TASK INPUT:
-=-=-=-=-

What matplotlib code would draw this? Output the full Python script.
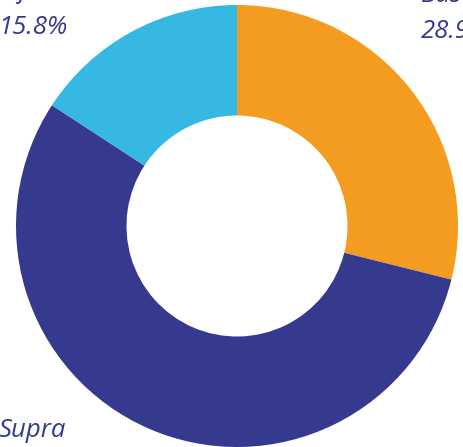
import matplotlib.pyplot as plt

# donut data
categories = ['Basal', 'Supra', 'Infra']
values = [28.9, 55.3, 15.8]
colors = ['#f39c1f', '#363a8e', '#35b9e2']

# label anchors (data coords): left x, baseline of first line
label_pos = [(0.83, 1.014), (-1.077, -0.955), (-1.08, 1.032)]
line_gap = 0.163
text_color = '#363a8e'

fig = plt.figure(figsize=(4.64, 4.47), dpi=100)
ax = fig.add_axes([0, 0, 1, 1])
ax.pie(values, colors=colors, startangle=90, counterclock=False,
       radius=1.0, wedgeprops=dict(width=0.5, linewidth=0))

for name, val, (x, y) in zip(categories, values, label_pos):
    ax.text(x, y, name, ha='left', va='baseline', fontsize=18.5,
            style='italic', color=text_color, family='Open Sans')
    ax.text(x, y - line_gap, '%.1f%%' % val, ha='left', va='baseline', fontsize=18.5,
            style='italic', color=text_color, family='Open Sans')

ax.set_xlim(-237 / 221, 227 / 221)
ax.set_ylim(-221 / 221, 226 / 221)
ax.set_aspect('auto')
ax.axis('off')
fig.savefig('out.png', dpi=100)
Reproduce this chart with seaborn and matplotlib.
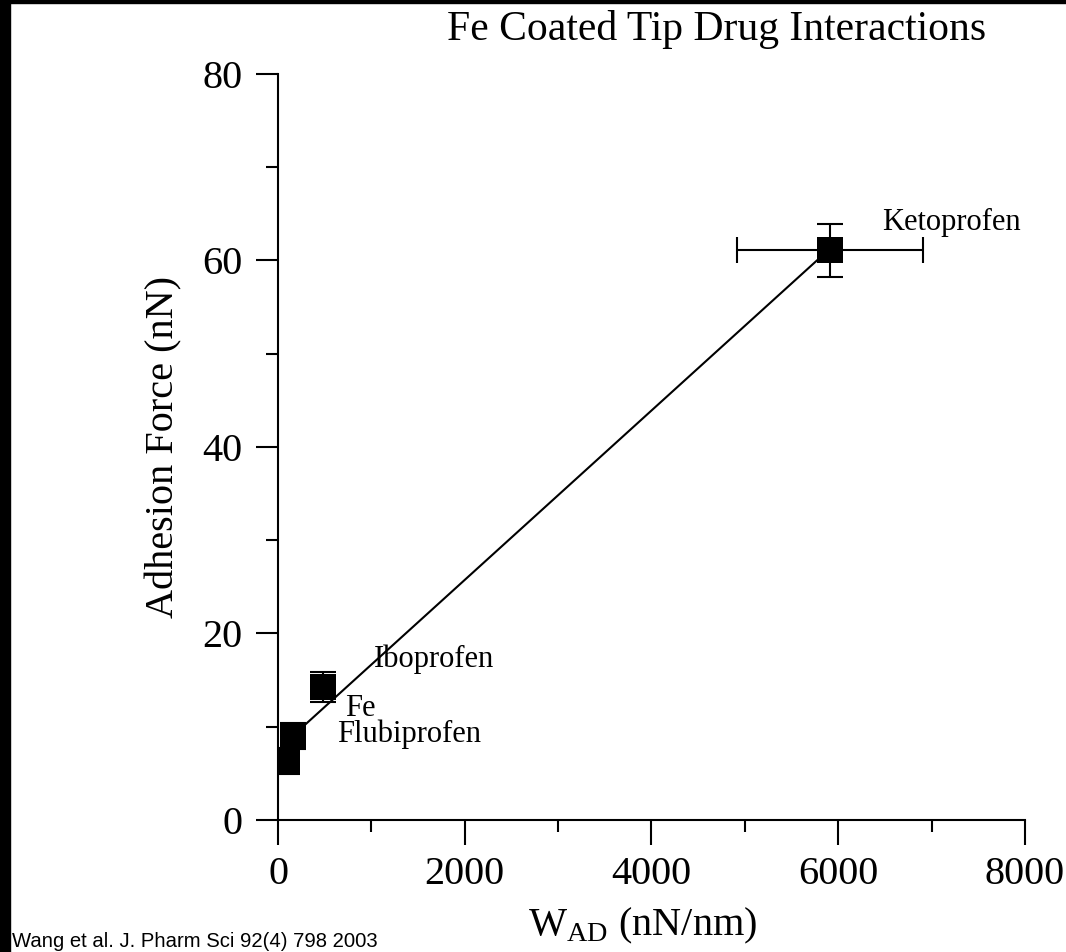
import matplotlib
matplotlib.use("Agg")
import matplotlib.pyplot as plt
import matplotlib.patches as mpatches
from matplotlib.ticker import MultipleLocator
import seaborn as sns
import pandas as pd

drugs = ["Fe", "Flubiprofen", "Iboprofen", "Ketoprofen"]
w_ad = [96, 160, 482, 5910]
force = [6.3, 9.0, 14.3, 61.1]
w_err = [0, 0, 0, 995]
force_err = [1.4, 1.4, 1.6, 2.85]
label_x = [717, 632, 1028, 6467]
label_y = [11.15, 8.36, 16.4, 63.3]
x_ticks = [0, 2000, 4000, 6000, 8000]
y_ticks = [0, 20, 40, 60, 80]

df = pd.DataFrame({"drug": drugs, "w": w_ad, "f": force})

sns.set_theme(style="ticks")
plt.rcParams["font.family"] = ["Liberation Serif", "DejaVu Serif"]
plt.rcParams["mathtext.fontset"] = "custom"
plt.rcParams["mathtext.rm"] = "Liberation Serif"

fig = plt.figure(figsize=(10.66, 9.52), dpi=100)
ax = fig.add_axes([0.2608, 0.1387, 0.7007, 0.7836])

sns.regplot(data=df, x="w", y="f", ci=None, scatter=False, truncate=True,
            line_kws={"color": "black", "lw": 1.5, "zorder": 2}, ax=ax)
ax.errorbar(w_ad, force, xerr=w_err, yerr=force_err, fmt="none",
            ecolor="black", elinewidth=1.5, capsize=9.4, capthick=1.5, zorder=3)
sns.scatterplot(data=df, x="w", y="f", marker="s", s=360, color="black",
                edgecolor="black", linewidth=0, zorder=4, ax=ax, legend=False)

for name, tx, ty in zip(drugs, label_x, label_y):
    ax.text(tx, ty, name, fontsize=22, ha="left", va="baseline", color="black")

ax.set_xlim(0, 8000)
ax.set_ylim(0, 80)
ax.set_xticks(x_ticks)
ax.set_yticks(y_ticks)
ax.xaxis.set_minor_locator(MultipleLocator(1000))
ax.yaxis.set_minor_locator(MultipleLocator(10))
ax.tick_params(axis="x", which="major", direction="out", length=18, width=1.5,
               labelsize=29, pad=8, color="black", labelcolor="black")
ax.tick_params(axis="x", which="minor", direction="out", length=8.6, width=1.5, color="black")
ax.tick_params(axis="y", which="major", direction="out", length=15.8, width=1.5,
               labelsize=29, pad=10, color="black", labelcolor="black")
ax.tick_params(axis="y", which="minor", direction="out", length=8.6, width=1.5, color="black")

sns.despine(ax=ax)
for s in ["left", "bottom"]:
    ax.spines[s].set_linewidth(1.5)
    ax.spines[s].set_color("black")

ax.set_xlabel(r"W$_{\mathrm{AD}}$ (nN/nm)", fontsize=29, color="black", va="baseline")
ax.xaxis.set_label_coords((643 - 278) / 747, (820 - 935) / 746)
ax.set_ylabel("Adhesion Force (nN)", fontsize=29, labelpad=14, color="black")

fig.text(717 / 1066, 1 - 40 / 952, "Fe Coated Tip Drug Interactions",
         fontsize=30, ha="center", va="baseline", color="black")
fig.text(12 / 1066, 1 - 947 / 952, "Wang et al. J. Pharm Sci 92(4) 798 2003",
         fontsize=14.6, ha="left", va="baseline", color="black",
         family=["Liberation Sans", "DejaVu Sans"])

fig.patches.append(mpatches.Rectangle((0, 0), 10 / 1066, 1, transform=fig.transFigure,
                                      color="black", zorder=10))
fig.patches.append(mpatches.Rectangle((0, 1 - 3 / 952), 1, 3 / 952, transform=fig.transFigure,
                                      color="black", zorder=10))

fig.savefig("out.png", dpi=100)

-=-=-=-=-

TASK OBJECTIVE: Without including any picture, retype the entries exactly.

TASK RESPONSE:
What matplotlib code would draw this? Output the full Python script.
import matplotlib.pyplot as plt

# donut data
categories = ['Basal', 'Supra', 'Infra']
values = [28.9, 55.3, 15.8]
colors = ['#f39c1f', '#363a8e', '#35b9e2']

# label anchors (data coords): left x, baseline of first line
label_pos = [(0.83, 1.014), (-1.077, -0.955), (-1.08, 1.032)]
line_gap = 0.163
text_color = '#363a8e'

fig = plt.figure(figsize=(4.64, 4.47), dpi=100)
ax = fig.add_axes([0, 0, 1, 1])
ax.pie(values, colors=colors, startangle=90, counterclock=False,
       radius=1.0, wedgeprops=dict(width=0.5, linewidth=0))

for name, val, (x, y) in zip(categories, values, label_pos):
    ax.text(x, y, name, ha='left', va='baseline', fontsize=18.5,
            style='italic', color=text_color, family='Open Sans')
    ax.text(x, y - line_gap, '%.1f%%' % val, ha='left', va='baseline', fontsize=18.5,
            style='italic', color=text_color, family='Open Sans')

ax.set_xlim(-237 / 221, 227 / 221)
ax.set_ylim(-221 / 221, 226 / 221)
ax.set_aspect('auto')
ax.axis('off')
fig.savefig('out.png', dpi=100)
Reproduce this chart with seaborn and matplotlib.
import matplotlib
matplotlib.use("Agg")
import matplotlib.pyplot as plt
import matplotlib.patches as mpatches
from matplotlib.ticker import MultipleLocator
import seaborn as sns
import pandas as pd

drugs = ["Fe", "Flubiprofen", "Iboprofen", "Ketoprofen"]
w_ad = [96, 160, 482, 5910]
force = [6.3, 9.0, 14.3, 61.1]
w_err = [0, 0, 0, 995]
force_err = [1.4, 1.4, 1.6, 2.85]
label_x = [717, 632, 1028, 6467]
label_y = [11.15, 8.36, 16.4, 63.3]
x_ticks = [0, 2000, 4000, 6000, 8000]
y_ticks = [0, 20, 40, 60, 80]

df = pd.DataFrame({"drug": drugs, "w": w_ad, "f": force})

sns.set_theme(style="ticks")
plt.rcParams["font.family"] = ["Liberation Serif", "DejaVu Serif"]
plt.rcParams["mathtext.fontset"] = "custom"
plt.rcParams["mathtext.rm"] = "Liberation Serif"

fig = plt.figure(figsize=(10.66, 9.52), dpi=100)
ax = fig.add_axes([0.2608, 0.1387, 0.7007, 0.7836])

sns.regplot(data=df, x="w", y="f", ci=None, scatter=False, truncate=True,
            line_kws={"color": "black", "lw": 1.5, "zorder": 2}, ax=ax)
ax.errorbar(w_ad, force, xerr=w_err, yerr=force_err, fmt="none",
            ecolor="black", elinewidth=1.5, capsize=9.4, capthick=1.5, zorder=3)
sns.scatterplot(data=df, x="w", y="f", marker="s", s=360, color="black",
                edgecolor="black", linewidth=0, zorder=4, ax=ax, legend=False)

for name, tx, ty in zip(drugs, label_x, label_y):
    ax.text(tx, ty, name, fontsize=22, ha="left", va="baseline", color="black")

ax.set_xlim(0, 8000)
ax.set_ylim(0, 80)
ax.set_xticks(x_ticks)
ax.set_yticks(y_ticks)
ax.xaxis.set_minor_locator(MultipleLocator(1000))
ax.yaxis.set_minor_locator(MultipleLocator(10))
ax.tick_params(axis="x", which="major", direction="out", length=18, width=1.5,
               labelsize=29, pad=8, color="black", labelcolor="black")
ax.tick_params(axis="x", which="minor", direction="out", length=8.6, width=1.5, color="black")
ax.tick_params(axis="y", which="major", direction="out", length=15.8, width=1.5,
               labelsize=29, pad=10, color="black", labelcolor="black")
ax.tick_params(axis="y", which="minor", direction="out", length=8.6, width=1.5, color="black")

sns.despine(ax=ax)
for s in ["left", "bottom"]:
    ax.spines[s].set_linewidth(1.5)
    ax.spines[s].set_color("black")

ax.set_xlabel(r"W$_{\mathrm{AD}}$ (nN/nm)", fontsize=29, color="black", va="baseline")
ax.xaxis.set_label_coords((643 - 278) / 747, (820 - 935) / 746)
ax.set_ylabel("Adhesion Force (nN)", fontsize=29, labelpad=14, color="black")

fig.text(717 / 1066, 1 - 40 / 952, "Fe Coated Tip Drug Interactions",
         fontsize=30, ha="center", va="baseline", color="black")
fig.text(12 / 1066, 1 - 947 / 952, "Wang et al. J. Pharm Sci 92(4) 798 2003",
         fontsize=14.6, ha="left", va="baseline", color="black",
         family=["Liberation Sans", "DejaVu Sans"])

fig.patches.append(mpatches.Rectangle((0, 0), 10 / 1066, 1, transform=fig.transFigure,
                                      color="black", zorder=10))
fig.patches.append(mpatches.Rectangle((0, 1 - 3 / 952), 1, 3 / 952, transform=fig.transFigure,
                                      color="black", zorder=10))

fig.savefig("out.png", dpi=100)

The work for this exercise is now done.